I got approval from my insurance company for my surgery, and I have a date: September 6. So I am just a smidge over two weeks away from the biggest change I’ve ever chosen for myself. But before that big change, I’ve got a different big change to make.

Tuesday, I start a two week pre-op diet. Apparently, the liver is right next to the stomach, and in people who are overweight, the liver can be a bit large. So the pre-op diet is going to help shrink the liver down so it is easier for the doctor to do the surgery. But the pre-op diet ain’t no walk in the park.

First, I start taking my vitamins every day Tuesday and for the rest of my life. There are 3 capsules I have to take each day. In addition, I have to take 200 mg of Co Q10 every day. I guess this helps with healing. I am also taking 12-15 mg of Benefiber a day, and if needed, I can also use a stool softener. I am required to get in 64 oz. of fluid a day. As for food, I have to have 2 protein shakes each day as well as 4 oz. of solid protein and 1/2 cup of non-starchy vegetables. If I am hungry between meals, I am allowed to have up to 2 cups of beef, chicken, or vegetable broth as well as sugar-free Jello and sugar-free popsicles. The broth, jello, and popsicles can count toward my 64 oz. of fluid each day. I am allowed 1 8 oz. cup of caffeinated coffee or tea each day, and I can use artificial sweetener and dairy-free creamer in it. All other foods and liquids need to be dairy, sugar, caffeine, and carbonation -free.

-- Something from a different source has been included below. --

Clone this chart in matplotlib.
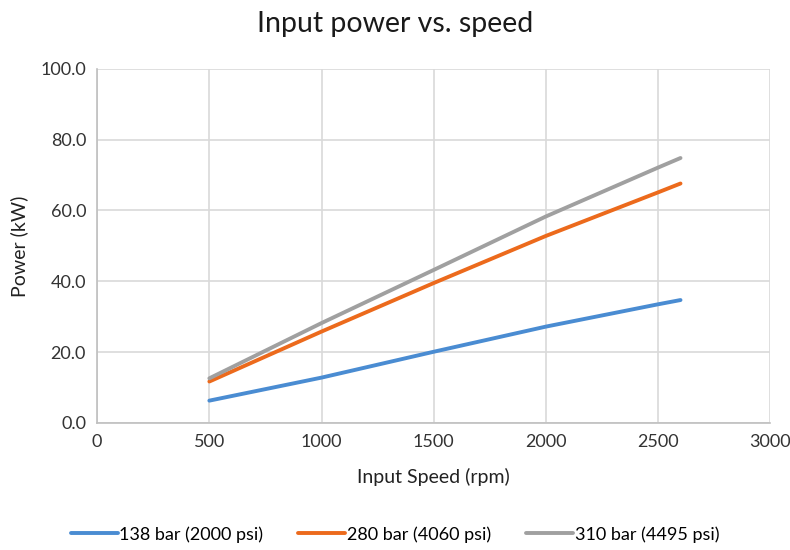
import numpy as np
import matplotlib.pyplot as plt

plt.rcParams['font.family'] = ['Lato', 'DejaVu Sans']

# velocidad de entrada (rpm) y potencia (kW)
speed = [500, 1000, 1500, 2000, 2500, 2600]
p138 = [6.3, 12.8, 20.1, 27.2, 33.5, 34.7]
p280 = [11.7, 25.8, 39.5, 52.8, 65.1, 67.6]
p310 = [12.6, 28.2, 43.2, 58.3, 72.1, 74.8]
labels = ['138 bar (2000 psi)', '280 bar (4060 psi)', '310 bar (4495 psi)']
colores = ['#4A8CD2', '#EC6A1C', '#A0A0A0']

fig = plt.figure(figsize=(7.9, 5.5), dpi=100)
ax = fig.add_axes([0.123, 0.231, 0.852, 0.644])

for y, lab, c in zip([p138, p280, p310], labels, colores):
    ax.plot(speed, y, color=c, lw=2.8, label=lab, solid_capstyle='round')

ax.set_xlim(0, 3000)
ax.set_ylim(0, 100)
ax.set_xticks(np.arange(0, 3001, 500))
ax.set_yticks(np.arange(0, 101, 20))
ax.set_yticklabels(['%.1f' % v for v in np.arange(0, 101, 20)])
ax.grid(True, color='#D9D9D9', lw=1.2)
ax.set_axisbelow(True)
for s in ['top', 'right']:
    ax.spines[s].set_visible(False)
for s in ['left', 'bottom']:
    ax.spines[s].set_color('#BFBFBF')
    ax.spines[s].set_linewidth(1.2)
ax.tick_params(length=0, labelsize=13, colors='#333333', pad=8)

fig.text(0.5, 0.956, 'Input power vs. speed', fontsize=20.5, color='#1a1a1a',
         ha='center', va='center')
ax.set_xlabel('Input Speed (rpm)', fontsize=14, labelpad=13, color='#222222')
ax.set_ylabel('Power (kW)', fontsize=14, labelpad=9, color='#222222')

fig.legend(loc='lower center', bbox_to_anchor=(0.5, -0.016), ncol=3, frameon=False,
           fontsize=13, handlelength=2.6, handletextpad=0.08, columnspacing=1.95)

fig.savefig('out.png', dpi=100)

That’s it right there for the next 2 weeks. I am nervous about this for a couple of reasons. First, am I going to be hungry? Probably. Part of the reason I got this way is because I eat too much. Am I going to be able to resist temptation? Part of the reason I got this way is because I eat like crap and eat too many fattening foods. I am going to have to keep telling myself that I can’t cheat — if I cheat, I may not be able to have the surgery. I’m also worried about energy. I still have a couple boxing classes to do before the surgery. Plus I am doing Bike the Drive on the Sunday of Labor Day weekend. I need to be sure I have the fuel to stay active. Finally, I have some things happening over the next 2 weeks that present eating challenges. For instance, I have a bridal shower to go to. I am already planning on making sure I have a tasty drink with me that I can sip on while others eat. I don’t want to appear rude if I don’t eat at the shower, and I absolutely do not want anyone to alter their behaviors around me because I am doing this pre-op diet (or because of how my eating habits will change after surgery). I do not expect the world to adapt to me — I need to learn how to adapt to the world around me.

So, starting Tuesday, if you see me, feel free to give me an, “Atta girl,” if you’re so inclined. I am so fortunate that I have had so many wonderful cheerleaders in my life; I’m gonna need you all again! I’m ready for the next step!